At the outset of this painting I carefully planned my landscape, drawing it out in charcoal and planning where the colours would go.  I then executed an underpainting blocking some of the basic forms and the darker areas using raw umber and some lighter shades of the colours I wanted to fiinish the painting with.  The palette for this painting lime green,  red orange, chcolate brown and ceruleian blue.  I let the underpainting dry.   Then I started brushing thin coats of colour mixed with linseed oil.  Intent upon building the layers as I paint; fat over lean, light to dark to get the full effect of layering oils and to bring out the light through the colours.  A half an hour of concentrating intently as I paint and the drool starts to form at the corner of my mouth.  Next thing I am leaning back in my chair, brush in hand, head back, mouth open with snores softly issuing.
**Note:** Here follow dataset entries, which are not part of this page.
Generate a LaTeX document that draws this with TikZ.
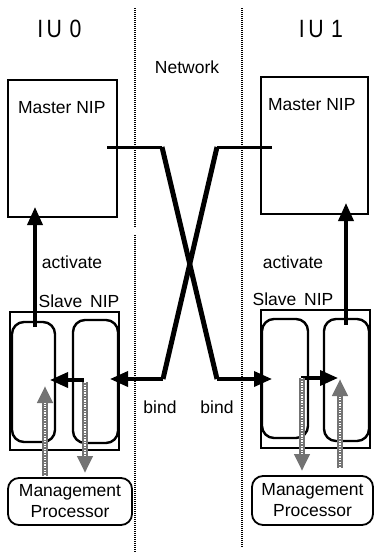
\documentclass[tikz,border=0pt]{standalone}
\usepackage{fontspec}
\setmainfont{Liberation Sans}
\usetikzlibrary{arrows.meta}
\begin{document}
\begin{tikzpicture}[x=1pt,y=-1pt,
  every node/.style={inner sep=0pt,outer sep=0pt},
  txt/.style={font=\fontsize{17.5}{21}\selectfont},
  bigtxt/.style={font=\fontsize{25}{28}\selectfont},
  plainbox/.style={draw,line width=2pt},
  innerbox/.style={draw,line width=2.4pt,rounded corners=12pt},
  mpbox/.style={draw,line width=1.8pt,rounded corners=11pt,align=center,font=\fontsize{17.5}{21}\selectfont},
  sep/.style={line width=1.8pt,dash pattern=on 1pt off 1pt},
  blk/.style={line width=3.6pt,-{Triangle[width=15pt,length=18pt]}},
  thin/.style={line width=3pt},
  thick/.style={line width=5pt,line join=round},
  grayarr/.style={line width=6.5pt,draw=black!55,-{Triangle[width=15pt,length=17pt]},
     postaction={draw=white,line width=1.4pt,dash pattern=on 1.3pt off 1.3pt,shorten >=17pt,-}}
]
\useasboundingbox (0,0) rectangle (374,555);
% separators
\coordinate (s1a) at (135,8); \coordinate (s1b) at (135,227);
\coordinate (s1c) at (135,235); \coordinate (s1d) at (135,553);
\coordinate (s2a) at (242,8); \coordinate (s2b) at (242,548);
\draw[sep] (s1a) -- (s1b);
\draw[sep] (s1c) -- (s1d);
\draw[sep] (s2a) -- (s2b);
% titles
\node[bigtxt,anchor=base,xscale=0.85,transform shape] (iu0) at (59.5,37) {I\hspace{4pt}U\hspace{9pt}0};
\node[bigtxt,anchor=base,xscale=0.85,transform shape] (iu1) at (321,37) {I\hspace{4pt}U\hspace{9pt}1};
\node[txt,anchor=base] (net) at (187,73) {Network};
% master boxes
\node[plainbox,minimum width=109pt,minimum height=137pt] (m0) at (62.5,148.5) {};
\node[plainbox,minimum width=107pt,minimum height=137pt] (m1) at (314.5,145.5) {};
\node[txt,anchor=base west] (m0t) at (18,113) {Master NIP};
\node[txt,anchor=base west] (m1t) at (268,110) {Master NIP};
% slave boxes
\node[plainbox,minimum width=109pt,minimum height=138pt] (s0) at (64.5,381) {};
\node[innerbox,minimum width=43pt,minimum height=120pt] (s0a) at (33.5,382) {};
\node[innerbox,minimum width=45pt,minimum height=123pt] (s0b) at (95.5,381.5) {};
\node[plainbox,minimum width=109pt,minimum height=138pt] (s1) at (315.5,379) {};
\node[innerbox,minimum width=46pt,minimum height=119pt] (s1a) at (285,378.5) {};
\node[innerbox,minimum width=45pt,minimum height=122pt] (s1b) at (346.5,380) {};
\node[txt,anchor=base] (s0t) at (79,307) {Slave\, NIP};
\node[txt,anchor=base] (s1t) at (293,305) {Slave\, NIP};
% labels
\node[txt,anchor=base] (act0) at (72,268) {activate};
\node[txt,anchor=base] (act1) at (293,268) {activate};
\node[txt,anchor=base] (b0) at (160,413) {bind};
\node[txt,anchor=base] (b1) at (217,413) {bind};
% management processors
\node[mpbox,minimum width=124pt,minimum height=47pt] (mp0) at (70,501.5) {Management\\Processor};
\node[mpbox,minimum width=121pt,minimum height=49pt] (mp1) at (312.5,500.5) {Management\\Processor};
% activate arrows
\coordinate (a0s) at (35,327); \coordinate (a0e) at (35,207);
\coordinate (a1s) at (346,325); \coordinate (a1e) at (346,203);
\draw[blk] (a0s) -- (a0e);
\draw[blk] (a1s) -- (a1e);
% network cross
\coordinate (n0a) at (107,147); \coordinate (n0b) at (162,147);
\coordinate (n0c) at (217,379); \coordinate (n0d) at (272,379);
\coordinate (n1a) at (272,147); \coordinate (n1b) at (217,147);
\coordinate (n1c) at (163,379); \coordinate (n1d) at (110,379);
\draw[thin] (n0a) -- (n0b);
\draw[thin] (n1a) -- (n1b);
\draw[thick] (n0b) -- (n0c);
\draw[thick] (n1b) -- (n1c);
\draw[blk] (n0c) -- (n0d);
\draw[blk] (n1c) -- (n1d);
% internal black arrows
\coordinate (i0s) at (84,380); \coordinate (i0e) at (50,380);
\coordinate (i1s) at (301,378); \coordinate (i1e) at (338,378);
\draw[blk] (i0s) -- (i0e);
\draw[blk] (i1s) -- (i1e);
% gray arrows
\coordinate (g0us) at (45,476); \coordinate (g0ue) at (45,386);
\coordinate (g0ds) at (85,382); \coordinate (g0de) at (85,473);
\coordinate (g1ds) at (302,378); \coordinate (g1de) at (302,471);
\coordinate (g1us) at (340,468); \coordinate (g1ue) at (340,379);
\draw[grayarr] (g0us) -- (g0ue);
\draw[grayarr] (g0ds) -- (g0de);
\draw[grayarr] (g1ds) -- (g1de);
\draw[grayarr] (g1us) -- (g1ue);
\end{tikzpicture}
\end{document}
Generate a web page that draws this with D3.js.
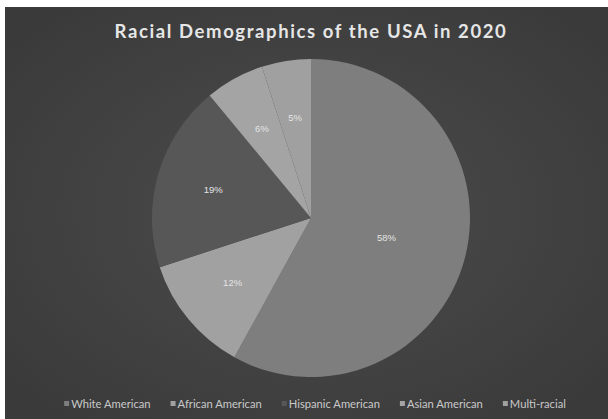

I awake abruptly feeling refreshed.  I chuckle as I realize that once again I am trying to subvert my nature as a painter.  I love to paint but usually with heavy impasto.  I love the texture of paint mixed to the consistancy of butter and then slathered onto the canvas.  The very fact that I fell asleep while doing my own painting, well its kind of sad, but simply demonstrates that I was bored out of my skull.


A painters style is something developed over time, most often over years of work. I believe that it is marked by what the artist finds most exciting about painting mixed at times with a little dose of luck. Whether an artist paints realistic, impressionistic, abstract, expressionist etc., the primary requirement to developing your skill is to paint and to keep on painting but paint what interests you.